Sorath, please let me know when it is storytime.

lizard said:
he said the smell came from his running sores.
Jesus! :ill:
 
yeah he was a real train wreck. he got fired from Kentucky Fried Chicken for grabbing some woman's ass so of course he got picked up by us as a qualified employee. Then the dumbass spent all day looking at nude photos at work when his monitor faced the hallway, and writing emails to his net honeys and saying things like, "remember the last time we had phone sex? oh how I wish I could Liiiiiiiiiiiiiiiiiiiiiiiiiiiiiiiiiiiiiiccccccccccckkkkkkkkkkk and suuuuuuuuuuuckkkkkkkkkkkkkkkkk..." in between bouts of depression where he'd tell them, "I know I'm no longer capable of penetrating a woman but my tongue can still please you, but maybe I should just kill myself and go to my parents...." in the hopes that they would write him back and praise him...

just not a good situation. I knew all about it because management had me spying on him over the network.
 
"I know I'm no longer capable of penetrating a woman but my tongue can still please you, but maybe I should just kill myself and go to my parents...."

hahahahahahahhahaa oh man, that is FUNNY. One of my friends is about 400 lbs. and is always claiming to score with all kinds of chicks, the accepted theory is that he hasn't even seen his dick in a few years.
 
one day he and his gf got into an argument on IM and it went something like this:

her: do you have any money?
him: what? I gave you $300 last week!! WTF
her: but you know I need my meds and smokes! If I don't have my smokes I might as well die!!!!!
him: well maybe you need to stop being so greedy I have no money for food
her: that's it, I might as well take all my pills right now and kill myself!
him: fine, I'll just STOP taking all my pills and kill myself too!

..........
at that point all I could do was shake my head. It taught me one thing though...no matter how pathetic your life is, there is someone out there who will take you.
 
I don't think it was until I came to the US until I saw the first crack stain. I mean, to walk into a toilet cubicle, and see a skid mark STARTING from the toilet seat itself left me speechless. First off all, how far back do you need to sit? Do some people lean back against the flush unit? Or are you just so FAT that your arse spreads out beyond the comode rim?

And about the "not flushing" thing - do people not flush at home? How is it that someone can take a dump, wipe their arse, get up, and then....just walk away without flushing? Can that even be possible?

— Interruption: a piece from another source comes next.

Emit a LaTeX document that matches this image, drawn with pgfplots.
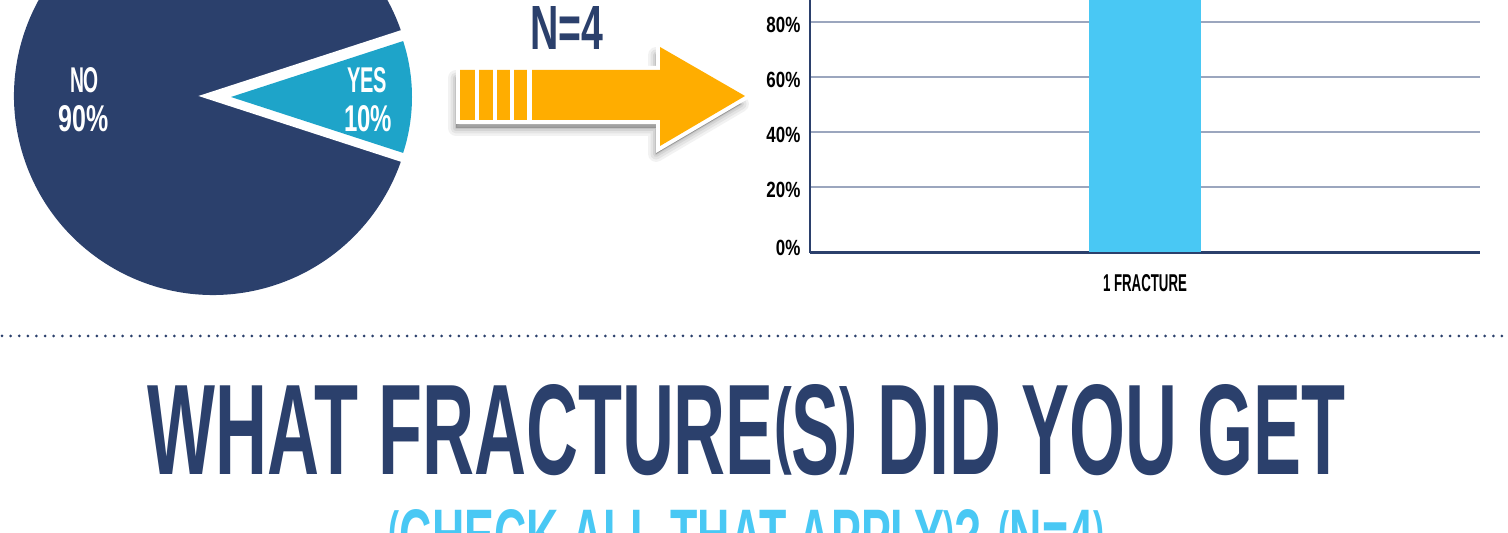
\documentclass[border=0pt]{standalone}
\usepackage{fontspec}
\usepackage{graphicx}
\usepackage{pgfplots}
\pgfplotsset{compat=1.18}
\newfontfamily\cond[FakeStretch=0.77]{Liberation Sans}
\definecolor{navy}{RGB}{43,64,108}
\definecolor{yesc}{RGB}{30,164,201}
\definecolor{barc}{RGB}{73,200,244}
\definecolor{orangec}{RGB}{255,173,0}
\definecolor{gridc}{RGB}{155,166,190}
\newcommand\fitt[3]{\resizebox{#1}{#2}{\cond\bfseries #3}}
% parentheses brought to cap height, sitting on the baseline (as in the display face)
\newcommand\pp[1]{\resizebox*{!}{\fontcharht\font`H}{\raisebox{\depth}{#1}}}
\def\pieyes{10}
\def\pieno{90}
\begin{document}
\begin{tikzpicture}
\path[use as bounding box] (0pt,0pt) rectangle (754pt,266.5pt);
\pgfmathsetmacro{\half}{\pieyes*3.6/2}
% ---------------- pie ----------------
\begin{axis}[at={(0pt,0pt)}, anchor=south west, x=0.5pt, y=0.5pt,
  xmin=0, xmax=1508, ymin=0, ymax=533, hide axis]
\fill[navy] (axis cs:213,437) -- ++(\half:99.5pt) arc[start angle=\half, end angle={360-\half}, radius=99.5pt] -- cycle;
\draw[white, line width=4.5pt] (axis cs:213,437) ++(\half:130pt) -- (axis cs:213,437) -- ++(-\half:130pt);
\fill[yesc] (axis cs:231,436) -- ++(\half:90.5pt) arc[start angle=\half, end angle={-\half}, radius=90.5pt] -- cycle;
\end{axis}
% ---------------- bar chart ----------------
\begin{axis}[at={(405pt,140pt)}, anchor=south west,
  scale only axis, width=335pt, height=148.6pt,
  xmin=-1, xmax=1, ymin=-4.1, ymax=104,
  axis x line*=bottom, axis y line*=left,
  x axis line style={navy, line width=1.5pt, -},
  y axis line style={navy, line width=1pt, -},
  ymajorgrids, major grid style={gridc, line width=1pt},
  major tick length=0pt,
  xtick={0}, xticklabels={\fitt{42pt}{8.5pt}{1 FRACTURE}},
  xticklabel style={anchor=base, yshift=-19.5pt},
  ytick={20,40,60,80}, yticklabels={20\%,40\%,60\%,80\%},
  extra y ticks={-1.2}, extra y tick labels={0\%},
  extra y tick style={ymajorgrids=false},
  yticklabel style={font=\cond\bfseries\fontsize{11}{11}\selectfont, anchor=east, xshift=-1.3pt, yshift=-1.5pt},
]
\addplot[fill=barc, draw=none] coordinates {(-0.167,-3.6) (0.167,-3.6) (0.167,100) (-0.167,100)};
\end{axis}
% ---------------- decorations in pixel units ----------------
\begin{scope}[x=0.5pt, y=-0.5pt, shift={(0pt,266.5pt)}]
\node[anchor=base, inner sep=0, text=white] at (84.5,93) {\fitt{14.5pt}{12.5pt}{NO}};
\node[anchor=base, inner sep=0, text=white] at (84,132) {\fitt{25pt}{13pt}{90\%}};
\node[anchor=base, inner sep=0, text=white] at (367,93) {\fitt{20pt}{12.5pt}{YES}};
\node[anchor=base, inner sep=0, text=white] at (368,132) {\fitt{24pt}{13pt}{10\%}};
% arrow shadow
\foreach \w/\o in {16/0.05,11/0.06,6/0.07,2/0.08}{
  \filldraw[black, opacity=\o, line width=\w*0.5pt, line join=round]
    (456,78) -- (656,78) -- (656,55) -- (741,104) -- (656,154) -- (656,128) -- (456,128) -- cycle;
}
\filldraw[white, line width=4pt, line join=miter]
  (460,70) -- (660,70) -- (660,47) -- (745,96) -- (660,146) -- (660,120) -- (460,120) -- cycle;
\fill[orangec] (460,70) -- (660,70) -- (660,47) -- (745,96) -- (660,146) -- (660,120) -- (460,120) -- cycle;
\foreach \a/\b in {475/478.5,493/496.5,510/513.5,527/532}{
  \fill[white] (\a,68) rectangle (\b,122);
}
\node[anchor=base, inner sep=0, text=navy] at (566.5,50) {\fitt{36.5pt}{21.5pt}{N=4}};
% dotted separator
\draw[navy, line width=1.5pt, line cap=round, dash pattern=on 0pt off 4.31pt] (2,336) -- (1508,336);
% titles
\node[anchor=base, inner sep=0, text=navy] at (746.5,475) {\fitt{598.5pt}{45pt}{WHAT FRACTURE\pp{(}S\pp{)} DID YOU GET}};
\node[anchor=base, inner sep=0, text=barc] at (746.5,562) {\fitt{357.5pt}{26pt}{\pp{(}CHECK ALL THAT APPLY\pp{)}? \pp{(}N=4\pp{)}}};
\end{scope}
\end{tikzpicture}
\end{document}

It is impossible to forget that there is a greasy shit sitting in the comode, because everybody takes a look inside before flushing it away. It's extra polite to wait until flush is complete so you can decide whether a secondary flush is required.
 
JayKeeley said:
It is impossible to forget that there is a greasy shit sitting in the comode, because everybody takes a look inside before flushing it away. It's extra polite to wait until flush is complete so you can decide whether a secondary flush is required.
Exactly.

@lizard, again, jesus. You really wonder about people like that, is it all talk or are they really that close to the edge all the time that they'd just kill themself because they missed the new Oprah the day before.
 
JayKeeley said:
because everybody takes a look inside before flushing it away.
I don't. :cool:

I don't want to see my slimy turds. I do however take a look at the first wipe to make sure I'm not shitting out blood. :yuk:
 
Everybody takes a look inside the bowl before flushing, just like everybody looks inside their tissue after sneezing up a gobule of lung butter, heh.
 
Well, I'm not part of everybody, then, heh. I never look in the bowl before that first funky flush.
 
I'm not saying that people stand there and assess it under a microscope, I'm just saying it's impossible to FORGET that you just shat in a bowl and therefore didn't flush.

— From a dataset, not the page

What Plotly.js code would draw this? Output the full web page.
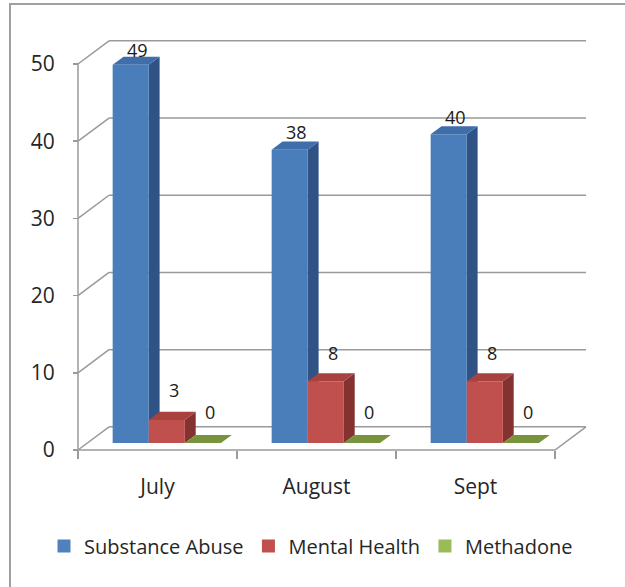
<!DOCTYPE html>
<html>
<head>
<meta charset="utf-8">
<script src="https://cdn.plot.ly/plotly-3.0.1.min.js"></script>
<style>
  html, body { margin: 0; padding: 0; background: #ffffff; }
  #wrap { position: relative; width: 625px; height: 587px; overflow: hidden; }
  #chart { position: absolute; left: 0; top: 0; width: 625px; height: 587px; }
  #frame { position: absolute; left: 9px; top: 3px; width: 700px; height: 700px;
           border: 2px solid #a0a0a0; pointer-events: none; z-index: 5; }
</style>
</head>
<body>
<div id="wrap">
  <div id="chart"></div>
  <div id="frame"></div>
</div>
<script>
// ---- data ----
const categories = ['July', 'August', 'Sept'];
const seriesNames = ['Substance Abuse', 'Mental Health', 'Methadone'];
const substanceAbuse = [49, 38, 40];
const mentalHealth = [3, 8, 8];
const methadone = [0, 0, 0];
const yTickValues = [0, 10, 20, 30, 40, 50];

// ---- styling ----
const seriesValues = [substanceAbuse, mentalHealth, methadone];
const frontColors = ['#4A7EBB', '#C0504D', '#9BBB59'];
const topColors   = ['#3F6EAB', '#A8423F', '#77933C'];
const sideColors  = ['#2F5385', '#833230', '#5E7630'];
const legendColors = ['#4F81BD', '#C0504D', '#9BBB59'];
const gridColor = '#9a9a9a';
const FONT = 'Open Sans, Noto Sans, sans-serif';

// 3D projection (oblique) parameters in data units
const DX = 0.195, DY = 3.0;          // wall depth
const D0 = 0.30, D1 = 0.65;          // bar depth span (fraction of wall depth)
const W = 0.227;                      // bar width (category units)
const GAP = (1 - 3 * W) / 2;
const nCat = categories.length;
const yMaxTick = yTickValues[yTickValues.length - 1];

function P(cx, v, d) { return [cx + d * DX, v + d * DY]; }

// pixel mapping
const PX_PER_X = 159, PX_PER_Y = 7.72;
const X0PX = 78, Y0PX = 450;
const L = 0, R = 625, T = 36, B = 453;
const xmin = -(X0PX - L) / PX_PER_X, xmax = xmin + (R - L) / PX_PER_X;
const ymin = -(B - Y0PX) / PX_PER_Y, ymax = ymin + (B - T) / PX_PER_Y;

const traces = [];
function lineTrace(pts) {
  const x = [], y = [];
  pts.forEach(p => { if (p === null) { x.push(null); y.push(null); } else { x.push(p[0]); y.push(p[1]); } });
  traces.push({ type: 'scatter', mode: 'lines', x, y, showlegend: false, hoverinfo: 'skip',
    line: { color: gridColor, width: 1.5 } });
}
// back wall gridlines
let g = [];
yTickValues.forEach(t => { g.push(P(0, t, 1), P(nCat, t, 1), null); });
lineTrace(g);
// left wall diagonals
g = [];
yTickValues.forEach(t => { g.push(P(0, t, 0), P(0, t, 1), null); });
lineTrace(g);
// floor front edge and right edge, front vertical axis
lineTrace([P(0, 0, 0), P(nCat, 0, 0), P(nCat, 0, 1), null, P(0, 0, 0), P(0, yMaxTick, 0)]);

// bars
function polyTrace(polys, color) {
  const x = [], y = [];
  polys.forEach(poly => { poly.forEach(p => { x.push(p[0]); y.push(p[1]); }); x.push(null); y.push(null); });
  traces.push({ type: 'scatter', mode: 'lines', x, y, fill: 'toself', fillcolor: color,
    line: { width: 0, color: color }, showlegend: false, hoverinfo: 'skip' });
}
const annotations = [];
for (let s = 0; s < seriesValues.length; s++) {
  const sides = [], tops = [], fronts = [];
  seriesValues[s].forEach((v, i) => {
    const x0 = i + GAP + s * W, x1 = x0 + W;
    sides.push([P(x1, 0, D0), P(x1, 0, D1), P(x1, v, D1), P(x1, v, D0)]);
    tops.push([P(x0, v, D0), P(x1, v, D0), P(x1, v, D1), P(x0, v, D1)]);
    fronts.push([P(x0, 0, D0), P(x1, 0, D0), P(x1, v, D0), P(x0, v, D0)]);
    const c = P((x0 + x1) / 2, v, (D0 + D1) / 2);
    const back = P((x0 + x1) / 2, v, D1);
    annotations.push({ x: c[0] + 0.01, y: back[1], xref: 'x', yref: 'y', text: String(v),
      showarrow: false, xanchor: 'center', yanchor: 'middle',
      yshift: 6 + 17 * (1 - v / yMaxTick),
      font: { family: FONT, size: 18, color: '#1a1a1a' } });
  });
  polyTrace(sides, sideColors[s]);
  polyTrace(tops, topColors[s]);
  polyTrace(fronts, frontColors[s]);
}
// legend entries
seriesNames.forEach((n, s) => {
  traces.push({ type: 'scatter', mode: 'markers', x: [null], y: [null], name: n,
    marker: { symbol: 'square', size: 13, color: legendColors[s] }, hoverinfo: 'skip' });
});

const catCenters = categories.map((c, i) => i + 0.5);
const layout = {
  width: 625, height: 587,
  margin: { l: L, r: 625 - R, t: T, b: 587 - B, pad: 0, autoexpand: false },
  paper_bgcolor: 'rgba(0,0,0,0)', plot_bgcolor: 'rgba(0,0,0,0)',
  hovermode: false,
  showlegend: true,
  legend: { orientation: 'h', xref: 'container', yref: 'container', x: 44 / 625, xanchor: 'left',
    y: 1 - 546 / 587, yanchor: 'middle', font: { family: FONT, size: 20, color: '#262626' },
    itemwidth: 30, traceorder: 'normal' },
  xaxis: { range: [xmin, xmax], showgrid: false, zeroline: false, showline: false,
    anchor: 'free', position: (0 - ymin) / (ymax - ymin),
    tickmode: 'array', tickvals: catCenters, ticktext: categories, ticks: '',
    ticklabelstandoff: 22,
    tickfont: { family: FONT, size: 21, color: '#262626' },
    minor: { tickmode: 'array', tickvals: [0, 1, 2, 3], ticks: 'outside', ticklen: 8,
      tickcolor: gridColor, tickwidth: 1.5, showgrid: false } },
  yaxis: { range: [ymin, ymax], showgrid: false, zeroline: false, showline: false,
    anchor: 'free', position: (0 - xmin) / (xmax - xmin),
    tickmode: 'array', tickvals: yTickValues, ticks: 'outside', ticklen: 5,
    tickcolor: gridColor, tickwidth: 1.5, ticklabelstandoff: 14,
    tickfont: { family: FONT, size: 21, color: '#262626' } },
  annotations: annotations
};
Plotly.newPlot('chart', traces, layout, { displayModeBar: false, staticPlot: true });
</script>
</body>
</html>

Are people not flushing because (a) they forgot, (b) they're lazy, (c) they think it's funny, (d) they're disgusting, or (e) all of the above. :loco:
 
I look in the bowl halfway through (to make sure nothing weird is going on, and maybe I'm just fascinated by my own feces :loco: ) then at the end to make sure it all heads toward the ocean and no floaters are leftover.
 
I never trust hotel toilets. They have the weakest flushes in existence. It's like the water comes down and just creates a slow moving whirlpool and tries to 'drag' the plops into the U-bend. A good flush is one that just fucking gushes out like Niagra Falls and takes those bastards out like the SS Destroyer.
 
Best toilet evAr: the Starbucks on University and Iowa, near UC Riverside. Oh man, talk about a POWER FLUSH!!!

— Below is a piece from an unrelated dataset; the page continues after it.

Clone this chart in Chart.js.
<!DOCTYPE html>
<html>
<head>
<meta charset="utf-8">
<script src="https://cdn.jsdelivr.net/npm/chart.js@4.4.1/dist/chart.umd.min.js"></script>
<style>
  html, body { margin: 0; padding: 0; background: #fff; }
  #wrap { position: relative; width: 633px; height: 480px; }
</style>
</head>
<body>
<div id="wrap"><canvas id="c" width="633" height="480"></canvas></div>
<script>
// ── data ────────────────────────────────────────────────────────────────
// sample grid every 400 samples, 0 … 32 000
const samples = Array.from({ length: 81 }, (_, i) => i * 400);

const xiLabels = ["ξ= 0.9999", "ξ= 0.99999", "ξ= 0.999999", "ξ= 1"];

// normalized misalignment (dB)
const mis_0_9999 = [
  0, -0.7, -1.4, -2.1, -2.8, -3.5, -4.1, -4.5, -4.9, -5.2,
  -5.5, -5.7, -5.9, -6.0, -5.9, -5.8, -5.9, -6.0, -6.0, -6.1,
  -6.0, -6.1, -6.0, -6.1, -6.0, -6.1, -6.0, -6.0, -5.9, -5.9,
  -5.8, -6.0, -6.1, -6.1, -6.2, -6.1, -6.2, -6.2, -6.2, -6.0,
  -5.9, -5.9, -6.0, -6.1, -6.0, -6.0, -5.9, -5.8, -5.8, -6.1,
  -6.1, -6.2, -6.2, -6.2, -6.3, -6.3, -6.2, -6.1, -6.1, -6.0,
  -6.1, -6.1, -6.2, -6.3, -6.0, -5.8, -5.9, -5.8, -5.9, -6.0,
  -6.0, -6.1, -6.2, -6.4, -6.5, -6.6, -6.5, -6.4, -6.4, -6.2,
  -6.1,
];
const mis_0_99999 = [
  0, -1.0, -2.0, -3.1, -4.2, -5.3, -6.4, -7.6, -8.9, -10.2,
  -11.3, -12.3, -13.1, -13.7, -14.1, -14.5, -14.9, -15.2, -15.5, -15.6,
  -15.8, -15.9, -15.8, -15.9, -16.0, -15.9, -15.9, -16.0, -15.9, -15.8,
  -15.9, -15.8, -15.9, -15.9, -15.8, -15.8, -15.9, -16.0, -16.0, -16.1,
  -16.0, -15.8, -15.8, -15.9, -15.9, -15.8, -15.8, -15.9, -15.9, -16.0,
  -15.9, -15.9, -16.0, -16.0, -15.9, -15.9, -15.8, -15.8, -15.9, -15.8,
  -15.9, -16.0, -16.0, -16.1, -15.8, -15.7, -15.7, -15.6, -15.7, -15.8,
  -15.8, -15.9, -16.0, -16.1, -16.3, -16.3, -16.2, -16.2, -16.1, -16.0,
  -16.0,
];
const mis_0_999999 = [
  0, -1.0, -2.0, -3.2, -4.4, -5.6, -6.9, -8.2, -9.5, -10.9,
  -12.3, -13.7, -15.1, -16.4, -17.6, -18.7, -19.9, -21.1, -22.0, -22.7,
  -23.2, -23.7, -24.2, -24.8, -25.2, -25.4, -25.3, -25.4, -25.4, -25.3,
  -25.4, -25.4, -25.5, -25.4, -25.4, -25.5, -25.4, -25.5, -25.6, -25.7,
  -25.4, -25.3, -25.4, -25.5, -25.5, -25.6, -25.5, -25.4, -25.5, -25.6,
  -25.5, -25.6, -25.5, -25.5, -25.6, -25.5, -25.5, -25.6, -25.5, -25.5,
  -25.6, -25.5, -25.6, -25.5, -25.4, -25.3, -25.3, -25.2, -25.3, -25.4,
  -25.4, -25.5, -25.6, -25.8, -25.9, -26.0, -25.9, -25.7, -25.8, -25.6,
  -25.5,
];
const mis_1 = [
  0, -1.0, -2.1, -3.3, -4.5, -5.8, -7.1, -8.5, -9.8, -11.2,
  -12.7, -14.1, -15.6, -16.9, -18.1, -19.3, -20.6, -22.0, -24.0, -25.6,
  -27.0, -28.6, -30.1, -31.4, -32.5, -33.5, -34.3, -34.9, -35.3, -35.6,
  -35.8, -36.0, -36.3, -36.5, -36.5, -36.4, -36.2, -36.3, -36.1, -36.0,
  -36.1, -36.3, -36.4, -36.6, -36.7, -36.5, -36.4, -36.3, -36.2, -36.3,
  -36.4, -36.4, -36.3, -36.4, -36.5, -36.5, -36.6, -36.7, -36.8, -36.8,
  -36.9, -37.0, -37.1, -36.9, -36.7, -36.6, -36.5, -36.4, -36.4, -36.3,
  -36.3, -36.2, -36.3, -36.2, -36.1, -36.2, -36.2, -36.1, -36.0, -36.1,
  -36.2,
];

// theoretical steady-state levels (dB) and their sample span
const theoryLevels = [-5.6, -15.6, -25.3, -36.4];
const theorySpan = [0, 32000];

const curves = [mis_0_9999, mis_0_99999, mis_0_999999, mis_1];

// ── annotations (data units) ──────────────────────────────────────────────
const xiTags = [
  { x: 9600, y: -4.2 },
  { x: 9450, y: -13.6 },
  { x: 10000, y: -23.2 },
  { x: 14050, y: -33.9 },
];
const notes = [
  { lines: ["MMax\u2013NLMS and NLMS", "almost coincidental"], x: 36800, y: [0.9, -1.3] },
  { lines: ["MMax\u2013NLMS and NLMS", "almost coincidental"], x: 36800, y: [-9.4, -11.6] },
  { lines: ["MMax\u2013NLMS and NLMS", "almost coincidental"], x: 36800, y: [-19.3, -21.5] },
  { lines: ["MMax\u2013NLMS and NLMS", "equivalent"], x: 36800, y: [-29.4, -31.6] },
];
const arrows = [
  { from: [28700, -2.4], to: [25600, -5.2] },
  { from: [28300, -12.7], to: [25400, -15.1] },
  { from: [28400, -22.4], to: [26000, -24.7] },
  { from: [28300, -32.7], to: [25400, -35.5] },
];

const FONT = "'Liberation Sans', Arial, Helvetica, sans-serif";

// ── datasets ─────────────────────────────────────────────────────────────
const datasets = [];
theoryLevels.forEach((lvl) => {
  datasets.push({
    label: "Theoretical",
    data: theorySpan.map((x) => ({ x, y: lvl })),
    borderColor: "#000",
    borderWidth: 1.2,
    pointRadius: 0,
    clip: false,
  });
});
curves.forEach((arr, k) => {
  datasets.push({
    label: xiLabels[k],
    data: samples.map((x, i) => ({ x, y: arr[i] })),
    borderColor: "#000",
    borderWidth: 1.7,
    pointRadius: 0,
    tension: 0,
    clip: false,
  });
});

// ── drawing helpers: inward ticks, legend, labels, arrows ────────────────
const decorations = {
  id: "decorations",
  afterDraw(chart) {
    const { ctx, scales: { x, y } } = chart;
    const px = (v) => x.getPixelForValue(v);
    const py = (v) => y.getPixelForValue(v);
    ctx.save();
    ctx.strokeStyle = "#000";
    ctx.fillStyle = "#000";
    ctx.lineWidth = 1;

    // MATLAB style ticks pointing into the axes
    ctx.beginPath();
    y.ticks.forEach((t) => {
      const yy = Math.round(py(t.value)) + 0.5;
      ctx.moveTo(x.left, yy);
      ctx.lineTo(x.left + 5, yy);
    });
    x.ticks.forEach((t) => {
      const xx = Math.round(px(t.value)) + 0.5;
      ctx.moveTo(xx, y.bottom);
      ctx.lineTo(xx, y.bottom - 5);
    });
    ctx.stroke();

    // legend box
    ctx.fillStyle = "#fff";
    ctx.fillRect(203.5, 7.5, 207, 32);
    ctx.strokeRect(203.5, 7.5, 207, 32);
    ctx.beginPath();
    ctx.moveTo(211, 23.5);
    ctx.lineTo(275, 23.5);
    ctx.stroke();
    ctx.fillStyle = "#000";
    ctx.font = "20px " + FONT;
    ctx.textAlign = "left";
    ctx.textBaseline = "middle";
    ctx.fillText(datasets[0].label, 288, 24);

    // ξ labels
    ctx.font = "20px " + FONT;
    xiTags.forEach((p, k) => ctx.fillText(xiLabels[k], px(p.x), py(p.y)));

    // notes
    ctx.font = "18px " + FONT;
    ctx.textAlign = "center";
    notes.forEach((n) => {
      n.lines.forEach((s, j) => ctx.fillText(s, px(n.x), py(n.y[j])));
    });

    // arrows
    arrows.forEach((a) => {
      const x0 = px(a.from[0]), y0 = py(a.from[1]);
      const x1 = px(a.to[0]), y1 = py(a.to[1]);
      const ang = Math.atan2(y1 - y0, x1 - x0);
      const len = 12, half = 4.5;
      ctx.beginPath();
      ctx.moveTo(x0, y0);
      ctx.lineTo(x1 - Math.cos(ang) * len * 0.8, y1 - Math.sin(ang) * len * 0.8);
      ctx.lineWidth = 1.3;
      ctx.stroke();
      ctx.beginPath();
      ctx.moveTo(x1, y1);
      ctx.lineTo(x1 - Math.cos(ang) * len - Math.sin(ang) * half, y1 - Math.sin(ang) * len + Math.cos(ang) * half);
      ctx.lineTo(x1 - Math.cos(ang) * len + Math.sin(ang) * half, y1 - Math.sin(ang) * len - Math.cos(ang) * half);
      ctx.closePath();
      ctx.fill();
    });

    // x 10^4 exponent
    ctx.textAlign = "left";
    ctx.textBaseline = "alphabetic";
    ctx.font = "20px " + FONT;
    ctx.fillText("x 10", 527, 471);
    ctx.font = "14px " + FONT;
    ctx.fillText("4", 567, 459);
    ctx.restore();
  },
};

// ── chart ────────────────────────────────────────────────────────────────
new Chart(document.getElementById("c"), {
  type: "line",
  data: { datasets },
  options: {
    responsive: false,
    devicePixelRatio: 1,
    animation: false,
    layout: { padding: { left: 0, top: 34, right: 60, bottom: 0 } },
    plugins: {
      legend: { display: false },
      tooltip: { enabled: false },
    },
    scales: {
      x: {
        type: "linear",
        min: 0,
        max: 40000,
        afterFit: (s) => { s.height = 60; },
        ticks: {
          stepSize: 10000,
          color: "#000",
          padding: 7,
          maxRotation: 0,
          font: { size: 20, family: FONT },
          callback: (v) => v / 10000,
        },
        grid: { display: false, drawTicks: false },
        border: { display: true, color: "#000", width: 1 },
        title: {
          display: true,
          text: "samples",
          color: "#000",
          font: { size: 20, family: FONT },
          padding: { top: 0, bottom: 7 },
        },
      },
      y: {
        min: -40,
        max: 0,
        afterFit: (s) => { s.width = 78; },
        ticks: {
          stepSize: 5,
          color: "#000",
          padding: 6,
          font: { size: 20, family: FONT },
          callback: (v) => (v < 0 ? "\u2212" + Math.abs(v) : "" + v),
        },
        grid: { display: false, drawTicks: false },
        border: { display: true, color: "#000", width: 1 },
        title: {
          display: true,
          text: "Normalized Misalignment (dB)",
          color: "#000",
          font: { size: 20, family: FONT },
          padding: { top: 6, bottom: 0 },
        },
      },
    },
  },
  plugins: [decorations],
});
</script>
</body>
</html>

My toilet fucking sucks now, when it started to leak I called management and they fixed it, but changed the water level and/or pressure to really low so now even the most mundane dumps are at least 2-flushers.
 
I hate people that hate Dr. Phil! :yell:

That man is my guide, my shining beacon, my northern star, the light in the end of my tunnel. If this was real life, I would challenge the Dr. Phil haters to a duel, to defend his honour!
 
Toilets in planes are scary. They hiss, and then suck BOOOM and anything caught in that black hole is lost forever :ill:
 
Erik said:
You've just described every toilet in England. changing "plops" into "dirt" you've also described every shower in England. Porcelain christ on stilts, what the fuck's wrong with you people and your 19th century bathroom implements? It's very nearly impossible to take a fucking shower in your country because they have a water velocity of about 3 drops a minute. Fuck that.
Yep, it is disgusting. When I bought my house in London, it had a bathtub with no shower option. So I bought a shower attachment and drilled it into the wall so I could take standup showers like any civilized human being. Of course, the water just fucking trickles out and so I needed to install a secondary water pump to add some velocity to the H2O output. But then I left for the US so this hasn't happened yet, and my tennant can live with weak showering.

It amazes me that people still take baths over showers. Yeah, having a bath is very relaxing and it soaks the muscles etc, but for fucks sake, if you want to get CLEAN, you HAVE to take a shower with constant RUNNING water at HIGH velocity.